DATA PROVIDED:

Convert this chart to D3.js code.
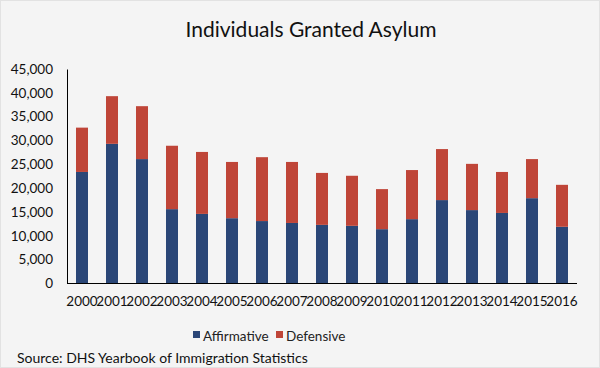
<!DOCTYPE html>
<html>
<head>
<meta charset="utf-8">
<script src="https://cdn.jsdelivr.net/npm/d3@7"></script>
<style>
  body { margin: 0; background: #f4f4f4; }
  svg { display: block; font-family: Lato, "Open Sans", sans-serif; }
</style>
</head>
<body>
<svg id="chart" width="600" height="368"></svg>
<script>
// data
const years = ["2000","2001","2002","2003","2004","2005","2006","2007","2008",
               "2009","2010","2011","2012","2013","2014","2015","2016"];
const affirmative = [23400, 29300, 26100, 15600, 14600, 13700, 13100, 12700, 12300,
                     12100, 11400, 13500, 17500, 15400, 14800, 17900, 11900];
const defensive   = [ 9300, 10000, 11100, 13300, 13000, 11800, 13400, 12800, 10900,
                     10500,  8400, 10300, 10700,  9700,  8600,  8200,  8800];
const yTicks = [0, 5000, 10000, 15000, 20000, 25000, 30000, 35000, 40000, 45000];
const seriesNames = ["Affirmative", "Defensive"];
const colors = ["#2a4677", "#bf4538"];

const svg = d3.select("#chart");
const W = 600, H = 368;

svg.append("rect").attr("x", 0.5).attr("y", 0.5).attr("width", W - 1).attr("height", H - 1)
  .attr("fill", "#f4f4f4").attr("stroke", "#e2e2e2");

const x = d3.scaleBand().domain(years).range([67, 577]).paddingInner(0.6).paddingOuter(0.3);
const y = d3.scaleLinear().domain([0, 45000]).range([283.5, 69]);

// title
svg.append("text").attr("x", 311).attr("y", 37).attr("text-anchor", "middle")
  .attr("font-size", 21).attr("fill", "#111").text("Individuals Granted Asylum");

// stacked bars
const rows = years.map((yr, i) => ({ year: yr, Affirmative: affirmative[i], Defensive: defensive[i] }));
const stack = d3.stack().keys(seriesNames)(rows);

svg.append("g").selectAll("g").data(stack).enter().append("g")
  .attr("fill", (d, i) => colors[i])
  .selectAll("rect").data(d => d).enter().append("rect")
  .attr("x", d => x(d.data.year))
  .attr("width", x.bandwidth())
  .attr("y", d => y(d[1]))
  .attr("height", d => y(d[0]) - y(d[1]));

// y axis
const yAxis = svg.append("g").attr("transform", "translate(67,0)")
  .call(d3.axisLeft(y).tickValues(yTicks).tickSize(0).tickPadding(14).tickFormat(d3.format(",")));
yAxis.select(".domain").attr("stroke", "#000");
yAxis.selectAll("text").attr("font-size", 13.5).attr("fill", "#111").attr("font-family", "Lato, sans-serif");

// x axis
const xAxis = svg.append("g").attr("transform", "translate(0,283.5)")
  .call(d3.axisBottom(x).tickSize(0).tickPadding(13));
xAxis.select(".domain").attr("stroke", "#000").attr("d", "M67,0H577");
xAxis.selectAll("text").attr("font-size", 13.5).attr("fill", "#111").attr("font-family", "Lato, sans-serif");

// legend
const legend = svg.append("g");
const legX = [193, 276];
seriesNames.forEach((name, i) => {
  legend.append("rect").attr("x", legX[i]).attr("y", 331).attr("width", 7).attr("height", 7).attr("fill", colors[i]);
  legend.append("text").attr("x", legX[i] + 10).attr("y", 341).attr("font-size", 13.5)
    .attr("fill", "#222").text(name);
});

// source
svg.append("text").attr("x", 17).attr("y", 363).attr("font-size", 14).attr("fill", "#111")
  .text("Source: DHS Yearbook of Immigration Statistics");
</script>
</body>
</html>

AIM OF THE TASK:
Copy the material shown above in full and exactly. Skip the pictures.

SOLUTION TO THIS EXERCISE:
Convert this chart to D3.js code.
<!DOCTYPE html>
<html>
<head>
<meta charset="utf-8">
<script src="https://cdn.jsdelivr.net/npm/d3@7"></script>
<style>
  body { margin: 0; background: #f4f4f4; }
  svg { display: block; font-family: Lato, "Open Sans", sans-serif; }
</style>
</head>
<body>
<svg id="chart" width="600" height="368"></svg>
<script>
// data
const years = ["2000","2001","2002","2003","2004","2005","2006","2007","2008",
               "2009","2010","2011","2012","2013","2014","2015","2016"];
const affirmative = [23400, 29300, 26100, 15600, 14600, 13700, 13100, 12700, 12300,
                     12100, 11400, 13500, 17500, 15400, 14800, 17900, 11900];
const defensive   = [ 9300, 10000, 11100, 13300, 13000, 11800, 13400, 12800, 10900,
                     10500,  8400, 10300, 10700,  9700,  8600,  8200,  8800];
const yTicks = [0, 5000, 10000, 15000, 20000, 25000, 30000, 35000, 40000, 45000];
const seriesNames = ["Affirmative", "Defensive"];
const colors = ["#2a4677", "#bf4538"];

const svg = d3.select("#chart");
const W = 600, H = 368;

svg.append("rect").attr("x", 0.5).attr("y", 0.5).attr("width", W - 1).attr("height", H - 1)
  .attr("fill", "#f4f4f4").attr("stroke", "#e2e2e2");

const x = d3.scaleBand().domain(years).range([67, 577]).paddingInner(0.6).paddingOuter(0.3);
const y = d3.scaleLinear().domain([0, 45000]).range([283.5, 69]);

// title
svg.append("text").attr("x", 311).attr("y", 37).attr("text-anchor", "middle")
  .attr("font-size", 21).attr("fill", "#111").text("Individuals Granted Asylum");

// stacked bars
const rows = years.map((yr, i) => ({ year: yr, Affirmative: affirmative[i], Defensive: defensive[i] }));
const stack = d3.stack().keys(seriesNames)(rows);

svg.append("g").selectAll("g").data(stack).enter().append("g")
  .attr("fill", (d, i) => colors[i])
  .selectAll("rect").data(d => d).enter().append("rect")
  .attr("x", d => x(d.data.year))
  .attr("width", x.bandwidth())
  .attr("y", d => y(d[1]))
  .attr("height", d => y(d[0]) - y(d[1]));

// y axis
const yAxis = svg.append("g").attr("transform", "translate(67,0)")
  .call(d3.axisLeft(y).tickValues(yTicks).tickSize(0).tickPadding(14).tickFormat(d3.format(",")));
yAxis.select(".domain").attr("stroke", "#000");
yAxis.selectAll("text").attr("font-size", 13.5).attr("fill", "#111").attr("font-family", "Lato, sans-serif");

// x axis
const xAxis = svg.append("g").attr("transform", "translate(0,283.5)")
  .call(d3.axisBottom(x).tickSize(0).tickPadding(13));
xAxis.select(".domain").attr("stroke", "#000").attr("d", "M67,0H577");
xAxis.selectAll("text").attr("font-size", 13.5).attr("fill", "#111").attr("font-family", "Lato, sans-serif");

// legend
const legend = svg.append("g");
const legX = [193, 276];
seriesNames.forEach((name, i) => {
  legend.append("rect").attr("x", legX[i]).attr("y", 331).attr("width", 7).attr("height", 7).attr("fill", colors[i]);
  legend.append("text").attr("x", legX[i] + 10).attr("y", 341).attr("font-size", 13.5)
    .attr("fill", "#222").text(name);
});

// source
svg.append("text").attr("x", 17).attr("y", 363).attr("font-size", 14).attr("fill", "#111")
  .text("Source: DHS Yearbook of Immigration Statistics");
</script>
</body>
</html>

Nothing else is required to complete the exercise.